Entries with chart source code:

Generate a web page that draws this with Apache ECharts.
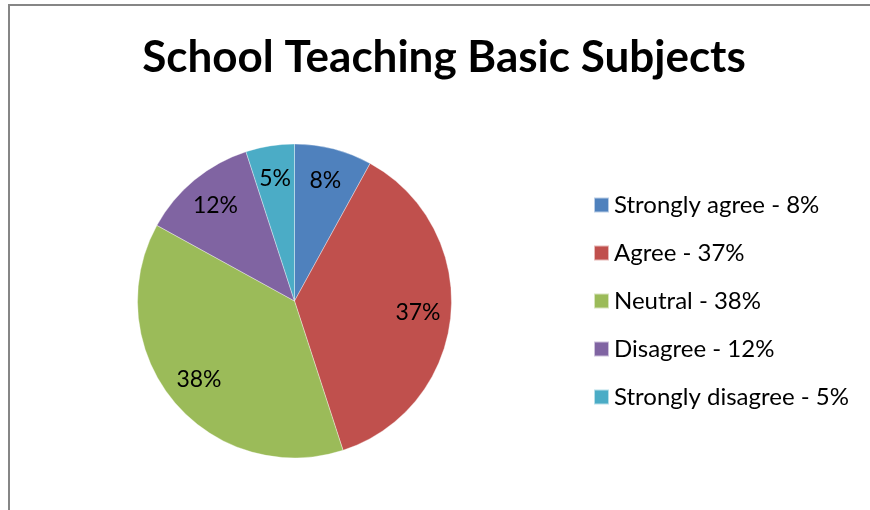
<!DOCTYPE html>
<html>
<head>
<meta charset="utf-8">
<script src="https://cdn.jsdelivr.net/npm/echarts@6/dist/echarts.min.js"></script>
<style>
html,body{margin:0;padding:0;background:#fff;}
#chart{width:870px;height:510px;}
</style>
</head>
<body>
<div id="chart"></div>
<script>
const titleText = 'School Teaching Basic Subjects';
const categories = ['Strongly agree', 'Agree', 'Neutral', 'Disagree', 'Strongly disagree'];
const values = [8, 37, 38, 12, 5];
const colors = ['#4F81BD', '#C0504D', '#9BBB59', '#8064A2', '#4BACC6'];

const FONT = 'Lato';
const data = categories.map((c, i) => ({ name: c, value: values[i], itemStyle: { color: colors[i] } }));
const labelOf = {};
categories.forEach((c, i) => { labelOf[c] = c + ' - ' + values[i] + '%'; });

const chart = echarts.init(document.getElementById('chart'), null, { renderer: 'canvas' });
chart.setOption({
  animation: false,
  backgroundColor: '#fff',
  title: {
    text: titleText,
    left: 439,
    top: 31,
    textAlign: 'center',
    textStyle: { fontFamily: FONT, fontWeight: 'bold', fontSize: 44, color: '#000' }
  },
  legend: {
    orient: 'vertical',
    left: 588,
    top: 188,
    itemWidth: 15,
    itemHeight: 15,
    itemGap: 24,
    icon: 'rect',
    data: categories,
    formatter: n => labelOf[n],
    textStyle: { fontFamily: FONT, fontSize: 24, color: '#000' }
  },
  graphic: [{
    type: 'rect',
    shape: { x: 9, y: 5, width: 900, height: 600 },
    style: { fill: 'none', stroke: '#868686', lineWidth: 2 },
    silent: true
  }],
  series: [
    {
      type: 'pie',
      center: [294.5, 301],
      radius: [0, 157],
      startAngle: 90,
      clockwise: true,
      data: data,
      label: { show: false },
      labelLine: { show: false },
      itemStyle: { borderColor: 'rgba(255,255,255,0.6)', borderWidth: 0.6 },
      emphasis: { disabled: true },
      silent: true
    },
    {
      type: 'pie',
      center: [294.5, 301],
      radius: [85, 157],
      startAngle: 90,
      clockwise: true,
      data: data.map(d => ({ name: d.name, value: d.value })),
      itemStyle: { color: 'rgba(0,0,0,0)' },
      label: {
        show: true,
        position: 'inside',
        formatter: p => p.value + '%',
        fontFamily: FONT,
        fontSize: 23,
        color: '#000'
      },
      labelLine: { show: false },
      emphasis: { disabled: true },
      silent: true,
      legendHoverLink: false
    }
  ]
});
</script>
</body>
</html>
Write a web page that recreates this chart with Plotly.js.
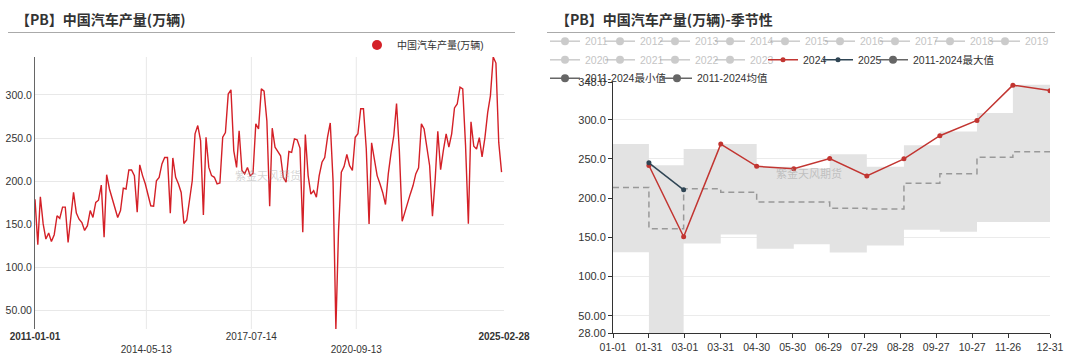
<!DOCTYPE html>
<html><head><meta charset="utf-8">
<script src="https://cdn.plot.ly/plotly-3.0.1.min.js"></script>
<style>
html,body{margin:0;padding:0;background:#fff;}
#wrap{position:relative;width:1080px;height:354px;overflow:hidden;}
#left{position:absolute;left:0;top:0;width:540px;height:354px;}
#right{position:absolute;left:540px;top:0;width:540px;height:354px;}
</style></head><body>
<div id="wrap"><div id="left"></div><div id="right"></div></div>
<script>
// ---------------- data ----------------
const seriesName = '中国汽车产量(万辆)';
const leftTitle = '【PB】中国汽车产量(万辆)';
const rightTitle = '【PB】中国汽车产量(万辆)-季节性';
const watermark = '紫金天风期货';
const firstYear = 2011;
// monthly production, Jan 2011 .. Feb 2025 (万辆)
const prod2011 = [179, 126.5, 182, 150.5, 133, 140, 130, 138, 160, 157, 170, 170];
const prod2012 = [129, 158, 187, 163, 156, 152, 143, 148.5, 166, 158, 175.5, 178];
const prod2013 = [195.5, 135, 207.5, 191, 179.5, 170, 158, 166, 192, 191, 213, 213];
const prod2014 = [206.5, 164, 219, 206.5, 197, 184, 171.5, 171, 200.5, 204.5, 220, 227.5];
const prod2015 = [227.5, 163, 227, 204.5, 197, 187, 151, 155, 177.5, 200.5, 255, 264.5];
const prod2016 = [247, 161, 251, 216, 206.5, 204.5, 197, 198, 251, 256.5, 301, 306];
const prod2017 = [235.5, 216, 258.5, 212.5, 208.5, 216, 206.5, 209, 266.5, 260.5, 307, 304.5];
const prod2018 = [270, 171, 261.5, 239.5, 234.5, 229.5, 204.5, 199, 234.5, 233.5, 249, 248];
const prod2019 = [238.5, 141, 254, 206.5, 185, 189, 181.5, 206.5, 222, 227.5, 251, 267.5];
const prod2020 = [200, 28.7, 142, 210.5, 217, 231, 218, 212.5, 251, 255, 284, 284];
const prod2021 = [238, 150.5, 244.5, 224, 206.5, 197, 187, 173, 208.5, 232.5, 253, 290];
const prod2022 = [235.5, 153.5, 164, 173.5, 185, 195, 208.5, 215.5, 266.5, 260.5, 239.5, 218];
const prod2023 = [159.4, 203.5, 258, 213.5, 235.5, 255, 239.5, 255, 285, 289.5, 309, 307];
const prod2024 = [241.5, 150.7, 268.8, 240.5, 237.4, 250.5, 228.3, 250, 279.5, 299, 344, 337];
const prod2025 = [245, 210.5];
const yearly = [prod2011, prod2012, prod2013, prod2014, prod2015, prod2016, prod2017,
  prod2018, prod2019, prod2020, prod2021, prod2022, prod2023, prod2024, prod2025];

const leftTickDates = ['2011-01-01', '2014-05-13', '2017-07-14', '2020-09-13', '2025-02-28'];
const leftTickText = ['<b>2011-01-01</b>', '<br>2014-05-13', '2017-07-14', '<br>2020-09-13', '<b>2025-02-28</b>'];
const leftYTicks = [50, 100, 150, 200, 250, 300];
const leftYText = ['50.00', '100.0', '150.0', '200.0', '250.0', '300.0'];

// seasonal chart (mapped onto 2024 calendar)
const seasonStart = '2024-01-01';
const seasonMonthEnds = ['2024-01-31', '2024-02-29', '2024-03-31', '2024-04-30', '2024-05-31', '2024-06-30',
  '2024-07-31', '2024-08-31', '2024-09-30', '2024-10-31', '2024-11-30', '2024-12-31'];
const bandMax = [269, 242, 262.5, 269, 240, 238, 256, 240, 267.5, 285, 308.5, 344.5];
const bandMin = [130.8, 28, 142, 153.7, 135.5, 141, 130.6, 139.7, 159.7, 157, 169.5, 169.5];
const bandAvg = [213.5, 161, 212, 207.5, 195, 195, 187, 186, 219, 231, 252, 259];
const maxName = '2011-2024最大值', minName = '2011-2024最小值', avgName = '2011-2024均值';
const seasonTickDates = ['2024-01-01', '2024-01-31', '2024-03-01', '2024-03-31', '2024-04-30', '2024-05-30',
  '2024-06-29', '2024-07-29', '2024-08-28', '2024-09-27', '2024-10-27', '2024-11-26', '2024-12-31'];
const seasonTickText = ['01-01', '01-31', '03-01', '03-31', '04-30', '05-30', '06-29', '07-29', '08-28',
  '09-27', '10-27', '11-26', '12-31'];
const rightYTicks = [28, 50, 100, 150, 200, 250, 300, 348];
const rightYText = ['28.00', '50.00', '100.0', '150.0', '200.0', '250.0', '300.0', '348.0'];

// ---------------- styling ----------------
const FONT = '"Liberation Sans", Arial, "Noto Sans CJK SC", sans-serif';
const TITLEFONT = '"Noto Sans CJK SC", "Liberation Sans", sans-serif';
const RED_LEFT = '#d42027';
const RED = '#c23531';
const NAVY = '#2f4554';
const W = 540, H = 354;

function fx(px, m) { return (px - m.l) / (W - m.l - m.r); }
function fy(py, m) { return (H - m.b - py) / (H - m.t - m.b); }

// ---------------- left chart ----------------
const dates = [];
const values = [];
yearly.forEach((arr, k) => {
  arr.forEach((v, mi) => {
    dates.push((firstYear + k) + '-' + String(mi + 1).padStart(2, '0') + '-01');
    values.push(v);
  });
});
const mL = {l: 35, r: 36, t: 57, b: 25, autoexpand: false};
const leftTraces = [
  {x: dates, y: values, type: 'scatter', mode: 'lines', name: seriesName, legendgroup: 'g',
   showlegend: false, line: {color: RED_LEFT, width: 1.4}, hoverinfo: 'x+y'},
  {x: [null], y: [null], type: 'scatter', mode: 'markers', name: seriesName, legendgroup: 'g',
   marker: {color: RED_LEFT, size: 10}}
];
const leftLayout = {
  width: W, height: H, margin: mL, paper_bgcolor: '#fff', plot_bgcolor: '#fff',
  font: {family: FONT, color: '#333', size: 10},
  title: {text: leftTitle, x: 16 / W, xanchor: 'left', xref: 'container', y: 1 - 20 / H, yanchor: 'middle', yref: 'container',
    font: {family: TITLEFONT, size: 14, color: '#333', weight: 'bold'}},
  showlegend: true,
  legend: {orientation: 'h', xref: 'container', yref: 'container', x: 357 / W, y: 1 - 30.5 / H, xanchor: 'left', yanchor: 'top',
    font: {size: 10, color: '#333'}, bgcolor: 'rgba(0,0,0,0)'},
  xaxis: {type: 'date', range: [leftTickDates[0], leftTickDates[leftTickDates.length - 1]],
    tickmode: 'array', tickvals: leftTickDates, ticktext: leftTickText, showgrid: false, showline: false,
    ticks: '', tickfont: {size: 10, color: '#333'}, zeroline: false, fixedrange: true},
  yaxis: {range: [Math.min(...values), Math.max(...values)], tickmode: 'array', tickvals: leftYTicks, ticktext: leftYText,
    showgrid: true, gridcolor: '#e8e8e8', gridwidth: 1, showline: true, linecolor: '#666', linewidth: 1,
    ticks: '', tickfont: {size: 10.5, color: '#333'}, zeroline: false, fixedrange: true},
  shapes: [
    {type: 'line', xref: 'paper', yref: 'paper', x0: fx(8, mL), x1: fx(515, mL), y0: fy(32.5, mL), y1: fy(32.5, mL),
     line: {color: '#aaa', width: 1.2}}
  ].concat(leftTickDates.slice(1, 4).map(d => ({type: 'line', xref: 'x', yref: 'paper', x0: d, x1: d, y0: 0, y1: 1,
     line: {color: '#e8e8e8', width: 1}, layer: 'below'}))),
  annotations: [{text: watermark, xref: 'paper', yref: 'paper', x: fx(268, mL), y: fy(175, mL), showarrow: false,
    font: {size: 11, color: 'rgba(160,160,160,0.45)'}}]
};
Plotly.newPlot('left', leftTraces, leftLayout, {displayModeBar: false, staticPlot: true});

// ---------------- right chart ----------------
const mR = {l: 73, r: 30, t: 82, b: 21, autoexpand: false};
const bandX = [seasonStart].concat(seasonMonthEnds);
const stepY = arr => arr.concat([arr[arr.length - 1]]);
const rightTraces = [];
rightTraces.push({x: bandX, y: stepY(bandMax), type: 'scatter', mode: 'lines', line: {shape: 'hv', width: 0, color: 'rgba(0,0,0,0)'},
  showlegend: false, name: maxName, hoverinfo: 'skip'});
rightTraces.push({x: bandX, y: stepY(bandMin), type: 'scatter', mode: 'lines', line: {shape: 'hv', width: 0, color: 'rgba(0,0,0,0)'},
  fill: 'tonexty', fillcolor: '#e3e3e3', showlegend: false, name: minName, hoverinfo: 'skip'});
rightTraces.push({x: bandX, y: stepY(bandAvg), type: 'scatter', mode: 'lines', line: {shape: 'hv', width: 1.5, color: '#999', dash: '6px,4px'},
  showlegend: false, name: avgName});
// hidden years 2011-2023 (shown greyed in legend)
yearly.forEach((arr, k) => {
  const yr = firstYear + k;
  if (yr >= 2024) return;
  const lg = yr <= 2015 ? 'legend' : (yr <= 2019 ? 'legend2' : 'legend3');
  const t = {x: seasonMonthEnds.slice(0, arr.length), y: arr, type: 'scatter', mode: 'lines+markers', name: String(yr),
    visible: 'legendonly', legend: lg, line: {color: '#999', width: 1.5}, marker: {color: '#999', size: 8}};
  if (yr === 2015 || yr === 2019 || yr === 2023) t.legendwidth = 26;
  rightTraces.push(t);
});
rightTraces.push({x: seasonMonthEnds.slice(0, prod2024.length), y: prod2024, type: 'scatter', mode: 'lines+markers', name: '2024',
  legend: 'legend4', line: {color: RED, width: 1.5}, marker: {color: RED, size: 5}});
rightTraces.push({x: seasonMonthEnds.slice(0, prod2025.length), y: prod2025, type: 'scatter', mode: 'lines+markers', name: '2025',
  legend: 'legend4', line: {color: NAVY, width: 1.5}, marker: {color: NAVY, size: 5}});
[[maxName, 'legend4', 100], [minName, 'legend5', 0], [avgName, 'legend5', 100]].forEach(([nm, lg, lw]) => {
  const t = {x: [null], y: [null], type: 'scatter', mode: 'lines+markers', name: nm, legend: lg,
    line: {color: '#666', width: 1.5}, marker: {color: '#666', size: 8}};
  if (lw) t.legendwidth = lw;
  rightTraces.push(t);
});
const legBase = {orientation: 'h', xref: 'container', yref: 'container', xanchor: 'left', yanchor: 'top',
  bgcolor: 'rgba(0,0,0,0)', entrywidth: 10, tracegroupgap: 0, traceorder: 'normal'};
const grey = {size: 10.5, color: '#8a8a8a'}, dark = {size: 10.5, color: '#333'};
const rightLayout = {
  width: W, height: H, margin: mR, paper_bgcolor: '#fff', plot_bgcolor: '#fff',
  font: {family: FONT, color: '#333', size: 11},
  title: {text: rightTitle, x: 16 / W, xanchor: 'left', xref: 'container', y: 1 - 20 / H, yanchor: 'middle', yref: 'container',
    font: {family: TITLEFONT, size: 14, color: '#333', weight: 'bold'}},
  showlegend: true,
  legend: Object.assign({}, legBase, {x: 5 / W, y: 1 - 26.7 / H, font: grey}),
  legend2: Object.assign({}, legBase, {x: 280 / W, y: 1 - 26.7 / H, font: grey}),
  legend3: Object.assign({}, legBase, {x: 5 / W, y: 1 - 45.3 / H, font: grey}),
  legend4: Object.assign({}, legBase, {x: 223 / W, y: 1 - 45.3 / H, font: dark}),
  legend5: Object.assign({}, legBase, {x: 5 / W, y: 1 - 63.7 / H, entrywidth: 67, font: dark}),
  xaxis: {type: 'date', range: [seasonStart, seasonMonthEnds[11]], tickmode: 'array', tickvals: seasonTickDates, ticktext: seasonTickText,
    showgrid: false, showline: true, linecolor: '#333', linewidth: 1, ticks: 'outside', ticklen: 4, tickcolor: '#333',
    tickfont: {size: 10.5, color: '#333'}, zeroline: false, fixedrange: true},
  yaxis: {range: [rightYTicks[0], rightYTicks[rightYTicks.length - 1]], tickmode: 'array', tickvals: rightYTicks, ticktext: rightYText,
    showgrid: true, gridcolor: '#ebebeb', showline: true, linecolor: '#333', linewidth: 1, ticks: 'outside', ticklen: 4, tickcolor: '#333',
    tickfont: {size: 11, color: '#333'}, zeroline: false, fixedrange: true},
  shapes: [
    {type: 'line', xref: 'paper', yref: 'paper', x0: fx(7, mR), x1: fx(515, mR), y0: fy(32.5, mR), y1: fy(32.5, mR),
     line: {color: '#aaa', width: 1.2}}
  ],
  annotations: [{text: watermark, xref: 'paper', yref: 'paper', x: fx(269, mR), y: fy(173, mR), showarrow: false,
    font: {size: 11, color: 'rgba(160,160,160,0.55)'}}]
};
Plotly.newPlot('right', rightTraces, rightLayout, {displayModeBar: false, staticPlot: true});
</script></body></html>
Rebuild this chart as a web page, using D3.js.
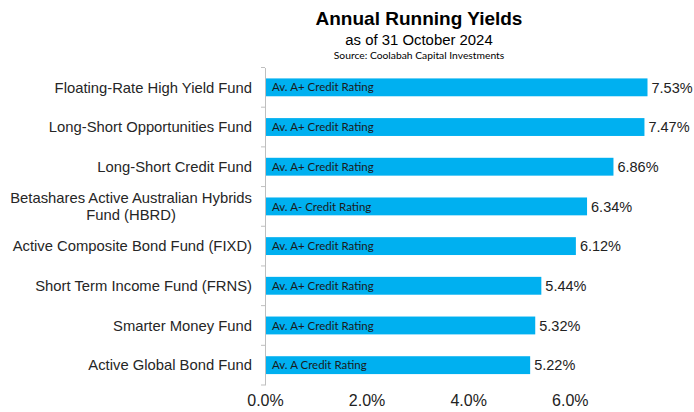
<!DOCTYPE html>
<html>
<head>
<meta charset="utf-8">
<script src="https://cdn.jsdelivr.net/npm/d3@7"></script>
<style>
  html, body { margin: 0; padding: 0; background: #ffffff; }
  svg { display: block; }
</style>
</head>
<body>
<svg id="chart" width="694" height="412"></svg>
<script>
const categories = [
  "Floating-Rate High Yield Fund",
  "Long-Short Opportunities Fund",
  "Long-Short Credit Fund",
  "Betashares Active Australian Hybrids|Fund (HBRD)",
  "Active Composite Bond Fund (FIXD)",
  "Short Term Income Fund (FRNS)",
  "Smarter Money Fund",
  "Active Global Bond Fund"
];
const yields = [7.53, 7.47, 6.86, 6.34, 6.12, 5.44, 5.32, 5.22];
const ratings = [
  "Av. A+ Credit Rating",
  "Av. A+ Credit Rating",
  "Av. A+ Credit Rating",
  "Av. A- Credit Rating",
  "Av. A+ Credit Rating",
  "Av. A+ Credit Rating",
  "Av. A+ Credit Rating",
  "Av. A Credit Rating"
];
const xTicks = [0, 2, 4, 6];

const title = "Annual Running Yields";
const subtitle = "as of 31 October 2024";
const source = "Source: Coolabah Capital Investments";

(function () {
const svg = d3.select("#chart");
const plotLeft = 265;
const plotTop = 67.5, plotBottom = 385;

const x = d3.scaleLinear().domain([0, 7.53]).range([plotLeft, 647.5]);
const y = d3.scaleBand().domain(categories).range([plotTop, plotBottom]).paddingInner(0.55).paddingOuter(0.275);
const yb = d3.scaleBand().domain(categories).range([plotTop, plotBottom]);

// Titles
svg.append("text").attr("x", 419).attr("y", 25).attr("text-anchor", "middle")
  .attr("font-family", "Liberation Sans, Arial, sans-serif").attr("font-weight", "bold")
  .attr("font-size", 19).attr("fill", "#000").text(title);
svg.append("text").attr("x", 419).attr("y", 45).attr("text-anchor", "middle")
  .attr("font-family", "Liberation Sans, Arial, sans-serif")
  .attr("font-size", 14.9).attr("fill", "#000").text(subtitle);
svg.append("text").attr("x", 419).attr("y", 59).attr("text-anchor", "middle")
  .attr("font-family", "Lato, 'Open Sans', sans-serif")
  .attr("font-size", 10.3).attr("fill", "#000").text(source);

// Bars
svg.append("g").selectAll("rect").data(yields).join("rect")
  .attr("x", x(0))
  .attr("y", (d, i) => y(categories[i]))
  .attr("width", d => x(d) - x(0))
  .attr("height", y.bandwidth())
  .attr("fill", "#00B0F0");

// Inside labels
svg.append("g").selectAll("text").data(ratings).join("text")
  .attr("x", x(0) + 7)
  .attr("y", (d, i) => y(categories[i]) + y.bandwidth() / 2)
  .attr("dy", "0.36em")
  .attr("font-family", "Lato, 'Open Sans', sans-serif")
  .attr("font-size", 11.5)
  .attr("fill", "#1a1a1a")
  .text(d => d);

// Value labels
svg.append("g").selectAll("text").data(yields).join("text")
  .attr("x", d => x(d) + 4)
  .attr("y", (d, i) => y(categories[i]) + y.bandwidth() / 2)
  .attr("dy", "0.36em")
  .attr("font-family", "Liberation Sans, Arial, sans-serif")
  .attr("font-size", 14.5)
  .attr("fill", "#222")
  .text(d => d.toFixed(2) + "%");

// Y axis
const yAxis = d3.axisLeft(yb).tickSize(0).tickFormat("");
const gy = svg.append("g").attr("transform", `translate(${plotLeft},0)`).call(yAxis);
gy.select(".domain").attr("stroke", "#bfbfbf").attr("stroke-width", 1);
const bounds = d3.range(categories.length + 1).map(i => plotTop + i * yb.step());
svg.append("g").selectAll("line").data(bounds).join("line")
  .attr("x1", plotLeft - 4).attr("x2", plotLeft)
  .attr("y1", d => d).attr("y2", d => d)
  .attr("stroke", "#bfbfbf").attr("stroke-width", 1);

// Category labels
const catG = svg.append("g");
const catFont = 14.8;
categories.forEach((c, i) => {
  const lines = c.split("|");
  const cy = yb(c) + yb.bandwidth() / 2;
  const lh = 17;
  if (lines.length === 1) {
    catG.append("text").attr("x", 252).attr("y", cy).attr("dy", "0.36em")
      .attr("text-anchor", "end")
      .attr("font-family", "Liberation Sans, Arial, sans-serif")
      .attr("font-size", catFont).attr("fill", "#262626").text(c);
  } else {
    const t1 = catG.append("text").attr("x", 252).attr("y", cy - lh / 2).attr("dy", "0.36em")
      .attr("text-anchor", "end")
      .attr("font-family", "Liberation Sans, Arial, sans-serif")
      .attr("font-size", catFont).attr("fill", "#262626").text(lines[0]);
    const w = t1.node().getComputedTextLength();
    catG.append("text").attr("x", 252 - w / 2).attr("y", cy + lh / 2).attr("dy", "0.36em")
      .attr("text-anchor", "middle")
      .attr("font-family", "Liberation Sans, Arial, sans-serif")
      .attr("font-size", catFont).attr("fill", "#262626").text(lines[1]);
  }
});

// X axis (labels only)
const xAxis = d3.axisBottom(x).tickValues(xTicks).tickSize(0).tickFormat(d => d.toFixed(1) + "%");
const gx = svg.append("g").attr("transform", `translate(0,${plotBottom})`).call(xAxis);
gx.select(".domain").remove();
gx.selectAll("text")
  .attr("y", 21)
  .attr("dy", "0")
  .attr("font-family", "Liberation Sans, Arial, sans-serif")
  .attr("font-size", 16)
  .attr("fill", "#222");
})();
</script>
</body>
</html>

Stated goal:
Only lines belong in the copy: transcribe those from the start of the data through the line that contains "labelOf[c] = c", and skip the pictures.

Task result:
Generate a web page that draws this with Apache ECharts.
<!DOCTYPE html>
<html>
<head>
<meta charset="utf-8">
<script src="https://cdn.jsdelivr.net/npm/echarts@6/dist/echarts.min.js"></script>
<style>
html,body{margin:0;padding:0;background:#fff;}
#chart{width:870px;height:510px;}
</style>
</head>
<body>
<div id="chart"></div>
<script>
const titleText = 'School Teaching Basic Subjects';
const categories = ['Strongly agree', 'Agree', 'Neutral', 'Disagree', 'Strongly disagree'];
const values = [8, 37, 38, 12, 5];
const colors = ['#4F81BD', '#C0504D', '#9BBB59', '#8064A2', '#4BACC6'];

const FONT = 'Lato';
const data = categories.map((c, i) => ({ name: c, value: values[i], itemStyle: { color: colors[i] } }));
const labelOf = {};
categories.forEach((c, i) => { labelOf[c] = c + ' - ' + values[i] + '%'; });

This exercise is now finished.